Advised research on service life and replacement criteria for rubber and composite-material dock cargo hoses. Determined relationships between types of damage and in-service pressure test measurements to the actual burst pressure of typical cargo hoses.
Also identified unusual hose failures due to design and manufacturing problems.
Investigated numerous cargo hose failures at SPMs, on tankers and barges, and on docks. Identified failures due to manufacturing defects, material substitutions, and hose handling problems, as well as other, external causes of small and large cargo hose failures.
Co-developed the OPTIMOOR computer program for analysis of vessel mooring arrangements ar piers. Incorporated wind coefficients, tide and current functions, and synthetic fiber load-extension characteristics. Used OPTIMOOR to analyze tanker mooring accidents.

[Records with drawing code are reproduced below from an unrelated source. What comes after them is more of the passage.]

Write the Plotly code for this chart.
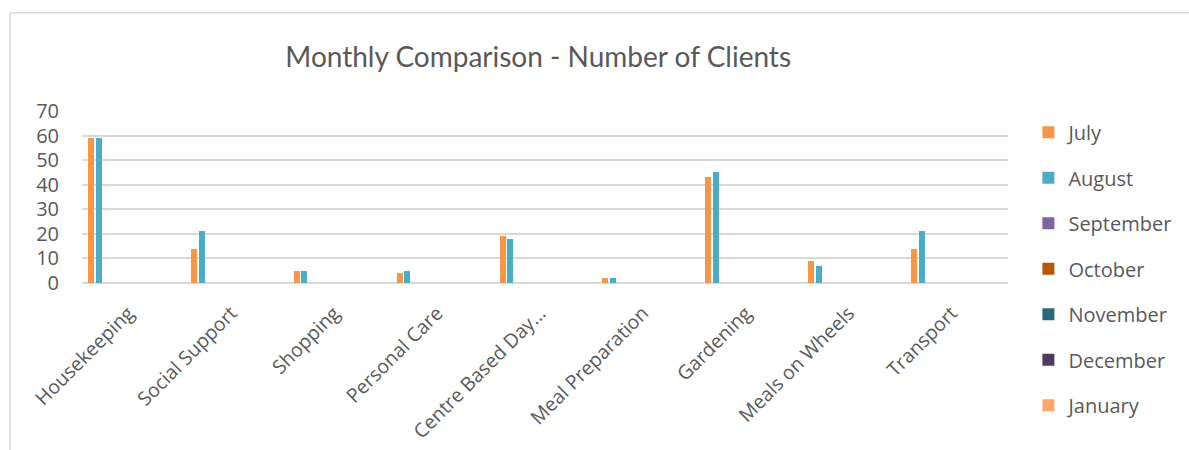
import plotly.graph_objects as go

categories = ["Housekeeping", "Social Support", "Shopping", "Personal Care",
              "Centre Based Day...", "Meal Preparation", "Gardening",
              "Meals on Wheels", "Transport"]
months = ["July", "August", "September", "October", "November", "December", "January"]
july = [59, 14, 5, 4, 19, 2, 43, 9, 14]
august = [59, 21, 5, 5, 18, 2, 45, 7, 21]
september = [None] * 9
october = [None] * 9
november = [None] * 9
december = [None] * 9
january = [None] * 9
series = [july, august, september, october, november, december, january]
colors = ["#F79646", "#4BACC6", "#8064A2", "#B65708", "#276A7C", "#4D3B62", "#F9A96B"]
y_ticks = [0, 10, 20, 30, 40, 50, 60, 70]

W, H = 1189, 450
L, R, T, B = 82, 1007.6, 111.3, 283.3

fig = go.Figure()
slot = 0.0749
for i, (name, vals, col) in enumerate(zip(months, series, colors)):
    fig.add_trace(go.Bar(
        x=categories, y=vals, name=name,
        marker=dict(color=col, line=dict(width=0)),
        width=0.058, offset=-0.4417 + i * slot,
        legendgroup=name,
    ))

def px(x):
    return (x - L) / (R - L)

def py(y):
    return (B - y) / (B - T)

grid = "#D9D9D9"
fig.update_layout(
    width=W, height=H,
    margin=dict(l=L, r=W - R, t=T, b=H - B, autoexpand=False),
    paper_bgcolor="white", plot_bgcolor="white",
    barmode="overlay",
    font=dict(family="Open Sans", color="#595959"),
    title=dict(text="Monthly Comparison - Number of Clients",
               x=px(538), xref="paper", xanchor="center",
               y=1 - 57 / H, yref="container", yanchor="middle",
               font=dict(size=28, color="#595959", family="Lato")),
    xaxis=dict(showgrid=False, tickangle=-45, ticks="", showline=False,
               tickfont=dict(size=19.5, color="#595959"), automargin=False,
               range=[-0.5, 8.5], ticklabelshift=-5, ticklabelstandoff=14),
    yaxis=dict(range=[0, 70], tickvals=y_ticks, showgrid=True, gridcolor=grid,
               gridwidth=1.5, zeroline=True, zerolinecolor=grid, zerolinewidth=1.5,
               tickfont=dict(size=20, color="#595959"), ticks="", automargin=False,
               ticklabelstandoff=22, showline=False),
    legend=dict(x=px(1028), xanchor="left", y=py(113), yanchor="top",
                font=dict(size=20, color="#595959"), traceorder="grouped",
                tracegroupgap=16.5, itemwidth=30, bgcolor="rgba(0,0,0,0)",
                maxheight=420),
    bargap=0,
    shapes=[
        dict(type="line", xref="paper", yref="paper", x0=px(10), x1=px(1200),
             y0=py(13), y1=py(13), line=dict(color=grid, width=1.5)),
        dict(type="line", xref="paper", yref="paper", x0=px(10), x1=px(10),
             y0=py(13), y1=py(460), line=dict(color=grid, width=1.5)),
    ],
)

fig.write_html("out.html")
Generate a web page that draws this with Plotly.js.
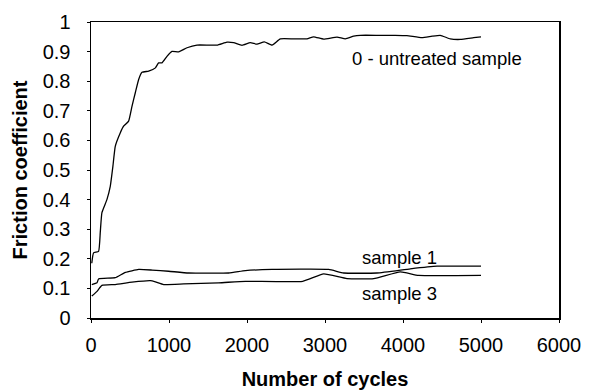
<!DOCTYPE html>
<html>
<head>
<meta charset="utf-8">
<script src="https://cdn.plot.ly/plotly-3.0.1.min.js"></script>
<style>html,body{margin:0;padding:0;background:#fff;}#chart{width:590px;height:390px;}</style>
</head>
<body>
<div id="chart"></div>
<script>
var untreatedX = [10,33,97,119,140,204,247,281,311,376,418,482,526,568,611,654,739,826,867,910,974,1038,1124,1231,1359,1615,1744,1829,1936,2042,2128,2222,2321,2427,2598,2769,2854,2982,3154,3261,3367,3452,3700,3900,4050,4243,4372,4478,4606,4735,4906,5000];
var untreatedY = [0.185,0.22,0.225,0.29,0.356,0.40,0.445,0.513,0.58,0.626,0.648,0.665,0.716,0.761,0.806,0.830,0.834,0.845,0.862,0.862,0.884,0.901,0.899,0.913,0.922,0.922,0.932,0.930,0.921,0.930,0.925,0.933,0.922,0.943,0.943,0.943,0.950,0.942,0.949,0.943,0.952,0.955,0.955,0.955,0.954,0.947,0.952,0.955,0.943,0.941,0.947,0.950];

var sample1X = [10,77,97,311,440,611,782,995,1252,1765,1979,2321,3047,3239,3666,4094,4436,5000];
var sample1Y = [0.113,0.119,0.132,0.136,0.154,0.164,0.162,0.158,0.152,0.152,0.160,0.164,0.164,0.152,0.152,0.166,0.175,0.175];

var sample3X = [10,77,140,311,526,761,826,932,1188,1637,1979,2714,2983,3282,3624,3965,4200,5000];
var sample3Y = [0.074,0.090,0.110,0.113,0.121,0.126,0.122,0.113,0.115,0.119,0.124,0.124,0.149,0.133,0.133,0.156,0.144,0.144];

var xTicks = [0,1000,2000,3000,4000,5000,6000];
var yTicks = [0,0.1,0.2,0.3,0.4,0.5,0.6,0.7,0.8,0.9,1];
var yTickText = ['0','0.1','0.2','0.3','0.4','0.5','0.6','0.7','0.8','0.9','1'];

var labels = [
  {text:'0 - untreated sample', x:4433, y:0.878},
  {text:'sample 1', x:3952, y:0.203},
  {text:'sample 3', x:3952, y:0.082}
];

var lineStyle = {color:'#000', width:1.3, shape:'spline', smoothing:0.4};
var traces = [
  {x:untreatedX, y:untreatedY, mode:'lines', line:lineStyle, hoverinfo:'skip'},
  {x:sample1X, y:sample1Y, mode:'lines', line:lineStyle, hoverinfo:'skip'},
  {x:sample3X, y:sample3Y, mode:'lines', line:lineStyle, hoverinfo:'skip'}
];

var fam = '"Liberation Sans", Arial, sans-serif';

var layout = {
  width:590, height:390,
  margin:{l:91, r:31, t:22, b:71.5},
  paper_bgcolor:'#fff', plot_bgcolor:'#fff',
  showlegend:false,
  font:{family:fam, size:18, color:'#000'},
  xaxis:{
    range:[0,6000], tickvals:xTicks, ticktext:xTicks.map(String),
    showgrid:false, zeroline:false,
    showline:true, mirror:true, linecolor:'#000', linewidth:1.5,
    ticks:'outside', ticklen:3, tickcolor:'#000',
    tickfont:{family:fam, size:20, color:'#000'},
    ticklabelstandoff:5,
    title:{text:'<b>Number of cycles</b>', font:{family:fam, size:20, color:'#000'}, standoff:21}
  },
  yaxis:{
    range:[0,1], tickvals:yTicks, ticktext:yTickText,
    showgrid:false, zeroline:false,
    showline:true, mirror:true, linecolor:'#000', linewidth:1.5,
    ticks:'outside', ticklen:3, tickcolor:'#000',
    tickfont:{family:fam, size:20, color:'#000'},
    ticklabelstandoff:12,
    title:{text:'<b>Friction coefficient</b>', font:{family:fam, size:20, color:'#000'}, standoff:9}
  },
  annotations: labels.map(function(l){
    return {text:l.text, x:l.x, y:l.y, xref:'x', yref:'y', showarrow:false,
            font:{family:fam, size:18.5, color:'#000'}};
  })
};

Plotly.newPlot('chart', traces, layout, {staticPlot:true, displayModeBar:false});
</script>
</body>
</html>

Developed and conducted short course on mooring line safety on board tankers. Developed and conducted short course on SPM design and analysis. Organized MTS International Rope Technology Workshop at Cornell University.
University of Nebraska, Lincoln, B.S. Mechanical Engineering, 1962
University of Nebraska, Lincoln, M.S. Engineering Mechanics, 1963
U.S. Air Force Special Weapons Center, Kirtland AFB, NM, Research Project Officer
Exxon Research and Engineering Co., Florham Park, NJ, Civil and Marine Section, Group Head, Engineering Associate, 1966-1986
Tension Technology International, Morristown, NJ, Vice President, 1986-Present
Licensed Professional Engineer, New Jersey, L19642
American Bureau of Shipping, Committee on Single Point Moorings (1974); American Society For Testing Materials, Committee on Ropes and Cordage; American Society of Civil Engineers, Committee on Marine Fiber Rope; American Society of Mechanical Engineers, Past Section Chairman; the Cordage Institute, Technical Committee, Chairman- Rope Test Subcommittee; Marine Technology Society, Chairman - Ropes/Tension Members Committee; National Society of Professional Engineers; Society of Marine Consultants, member Executive Committee and Board of Directors; Society of Naval Architects and Marine Engineers; U.S. Navy Man-Made Fiber Rope Taskforce Advisory Group (1983)
Author of over 50 technical publications and papers.
Inventor of 20 U.S. patents and other corresponding foreign patents.